I will give you this- you are informed on some things regarding publishing and CP specifically. As far as your counter-offer, that brings us to the original point: Don Phelan never intended to pring 10,000 copies of ANY title, with the exception of a) the Diana biography, and b) the titles he had been ordered/sued to produce.

About the American/Canadian thing, rest assured (as per the title of my web site) I have far more admiration for the American spirit of 'go get'em' then the Canadian way of sitting back and expecting handouts at every turn. I guess that's what makes Albertans different. Kind of like a little bit of Americanism in the heart of Canuckland.
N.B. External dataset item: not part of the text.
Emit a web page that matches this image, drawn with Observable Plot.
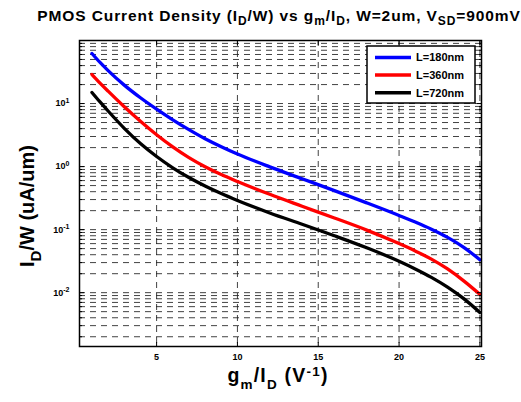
<!DOCTYPE html>
<html><head><meta charset="utf-8">
<script src="https://cdn.jsdelivr.net/npm/d3@7"></script>
<script src="https://cdn.jsdelivr.net/npm/@observablehq/plot@0.6"></script>
<style>
body{margin:0;background:#fff;}
svg{font-family:Arial,"Liberation Sans",sans-serif;}
</style>
</head><body><div id="chart"></div>
<script>
// ---- data ----
const gmId   = [1, 1.5, 2, 3, 4, 5, 6, 7, 8, 9, 10, 12, 14, 16, 18, 20, 21, 22, 23, 24, 25];
const idw180 = [62.2, 44.8, 33.3, 19.6, 12.35, 8.15, 5.52, 3.85, 2.76, 2.06, 1.58, 0.99, 0.641, 0.415, 0.266, 0.168, 0.132, 0.1015, 0.0754, 0.0525, 0.0333];
const idw360 = [28.9, 21.1, 15.7, 8.9, 5.24, 3.2, 2.05, 1.385, 0.994, 0.747, 0.58, 0.363, 0.235, 0.153, 0.0983, 0.060, 0.0458, 0.0341, 0.0238, 0.0154, 0.0094];
const idw720 = [15.0, 10.6, 7.62, 4.05, 2.32, 1.445, 0.958, 0.671, 0.492, 0.373, 0.29, 0.184, 0.1215, 0.080, 0.0515, 0.0315, 0.0238, 0.0175, 0.01225, 0.00805, 0.00486];
const seriesNames = ["L=180nm", "L=360nm", "L=720nm"];
const seriesColors = ["#0000ff", "#ff0000", "#000000"];
const xTicks = [5, 10, 15, 20, 25];
const yMajor = [0.01, 0.1, 1, 10, 100];
const yLabeled = [0.01, 0.1, 1, 10];
const yDecadeStarts = [0.001, 0.01, 0.1, 1, 10];
const xDomain = [0.23, 25.1];
const yDomain = [0.0014, 100];

const yMinor = [];
for (const d of yDecadeStarts) for (let k = 2; k <= 9; k++) {
  const v = +(k * d).toPrecision(3);
  if (v >= yDomain[0] && v <= yDomain[1]) yMinor.push(v);
}
const yGrid = [...yMinor, ...yMajor].filter(v => v >= yDomain[0] && v <= yDomain[1]);

const seriesValues = [idw180, idw360, idw720];
const rows = [];
seriesNames.forEach((name, i) => gmId.forEach((x, j) => rows.push({series: name, x, v: seriesValues[i][j]})));

const gridStyle = {stroke: "#222", strokeWidth: 1, strokeDasharray: "6,5", strokeOpacity: 0.85};

const chart = Plot.plot({
  width: 521, height: 402,
  marginLeft: 79, marginRight: 40, marginTop: 40, marginBottom: 56,
  style: {fontFamily: "Arial, 'Liberation Sans', sans-serif", background: "#fff", color: "#000", overflow: "visible"},
  x: {domain: xDomain},
  y: {type: "log", domain: yDomain},
  color: {domain: seriesNames, range: seriesColors},
  marks: [
    Plot.ruleY(yGrid, gridStyle),
    Plot.ruleX(xTicks, gridStyle),
    Plot.line(rows, {x: "x", y: "v", z: "series", stroke: "series", strokeWidth: 3.3, curve: "monotone-x"}),
    Plot.axisX({anchor: "bottom", ticks: xTicks, tickSize: -4, tickPadding: 11, fontSize: 9, fontWeight: "bold", label: null, tickFormat: d => String(d)}),
    Plot.axisX({anchor: "top", ticks: xTicks, tickSize: -4, tickFormat: () => "", label: null}),
    Plot.axisY({anchor: "left", ticks: yLabeled, tickSize: 0, tickPadding: 10, fontSize: 9, fontWeight: "bold", label: null, tickFormat: d => "10^" + Math.round(Math.log10(d))}),
    Plot.axisY({anchor: "left", ticks: yMajor, tickSize: -5, tickFormat: () => "", label: null}),
    Plot.axisY({anchor: "right", ticks: yMajor, tickSize: -5, tickFormat: () => "", label: null}),
    Plot.axisY({anchor: "left", ticks: yMinor, tickSize: -3, tickFormat: () => "", label: null}),
    Plot.axisY({anchor: "right", ticks: yMinor, tickSize: -3, tickFormat: () => "", label: null}),
    Plot.frame({stroke: "#000", strokeWidth: 1.5})
  ]
});

const svg = d3.select(chart);

// superscript exponents on y tick labels
svg.selectAll("text").each(function () {
  const s = this.textContent;
  const m = /^10\^(-?\d+)$/.exec(s);
  if (!m) return;
  const t = d3.select(this);
  t.text(null);
  t.append("tspan").text("10");
  t.append("tspan").attr("dy", "-0.55em").attr("font-size", 7).text(m[1]);
});

// rich text helper: parts of [text, kind] where kind "", "sub", "sup"
function rich(sel, parts, size, small, subShift, supShift) {
  let cur = 0;
  for (const [txt, kind] of parts) {
    const target = kind === "sub" ? subShift : kind === "sup" ? -supShift : 0;
    sel.append("tspan")
      .attr("dy", target - cur)
      .attr("font-size", kind ? small : size)
      .text(txt);
    cur = target;
  }
}

// title
const title = svg.append("text")
  .attr("x", 279).attr("y", 21)
  .attr("text-anchor", "middle").attr("font-weight", "bold")
  .attr("letter-spacing", 0.9);
rich(title, [["PMOS Current Density (I", ""], ["D", "sub"], ["/W) vs g", ""], ["m", "sub"], ["/I", ""], ["D", "sub"], [", W=2um, V", ""], ["SD", "sub"], ["=900mV", ""]], 15.5, 12, 4, 0);

// x label
const xl = svg.append("text")
  .attr("x", 278).attr("y", 382)
  .attr("text-anchor", "middle").attr("font-weight", "bold")
  .attr("letter-spacing", 1.2);
rich(xl, [["g", ""], ["m", "sub"], ["/I", ""], ["D", "sub"], [" (V", ""], ["-1", "sup"], [")", ""]], 19.5, 13.5, 7, 6);

// y label
const yl = svg.append("text")
  .attr("transform", "translate(34,206) rotate(-90)")
  .attr("text-anchor", "middle").attr("font-weight", "bold");
rich(yl, [["I", ""], ["D", "sub"], ["/W (uA/um)", ""]], 20, 15, 7, 0);

// legend
const lg = svg.append("g").attr("text-anchor", "start");
lg.append("rect").attr("x", 367).attr("y", 46).attr("width", 108).attr("height", 57)
  .attr("fill", "#fff").attr("stroke", "#000").attr("stroke-width", 1.5);
seriesNames.forEach((name, i) => {
  const yy = 57.5 + i * 17.6;
  lg.append("line").attr("x1", 375).attr("x2", 411).attr("y1", yy).attr("y2", yy)
    .attr("stroke", seriesColors[i]).attr("stroke-width", 3.5);
  lg.append("text").attr("x", 416).attr("y", yy).attr("dy", "0.36em")
    .attr("text-anchor", "start")
    .attr("font-size", 11).attr("font-weight", "bold").text(name);
});

document.getElementById("chart").appendChild(chart);
</script>
</body></html>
Perhaps pooling our resources would be more effective? Of course, I have my condition (which is on a completely different topic): check out the link for the Geert Wilders petition on my site and tell all of your Canadian friends to sign if they agree.

- Leigh.

bunnie_81 said...

Hello Leigh - I had never heard of the Commonwealth Publications fiasco before. I was searching for information on an author - Lynne Pembroke and her book "The Caterpillian Chronicles" - and noticed her publisher. Now that I think on it, the book itself does not have that eye-catching of a cover, so I wonder how Lynne Pembroke was affected by all this. She got published around '95/'95, and I hope she got money out of it. I'm an avid reader, and I know some local authors - they have to sweat and struggle to get their books out there. It's a damned shame that stuff like Commonwealth Publications happens, and the loss of the manuscripts, etc., afterwards. I hope people went away from your blog learning something, especially in regards to being alert to scam artists. Thanks for the great blog!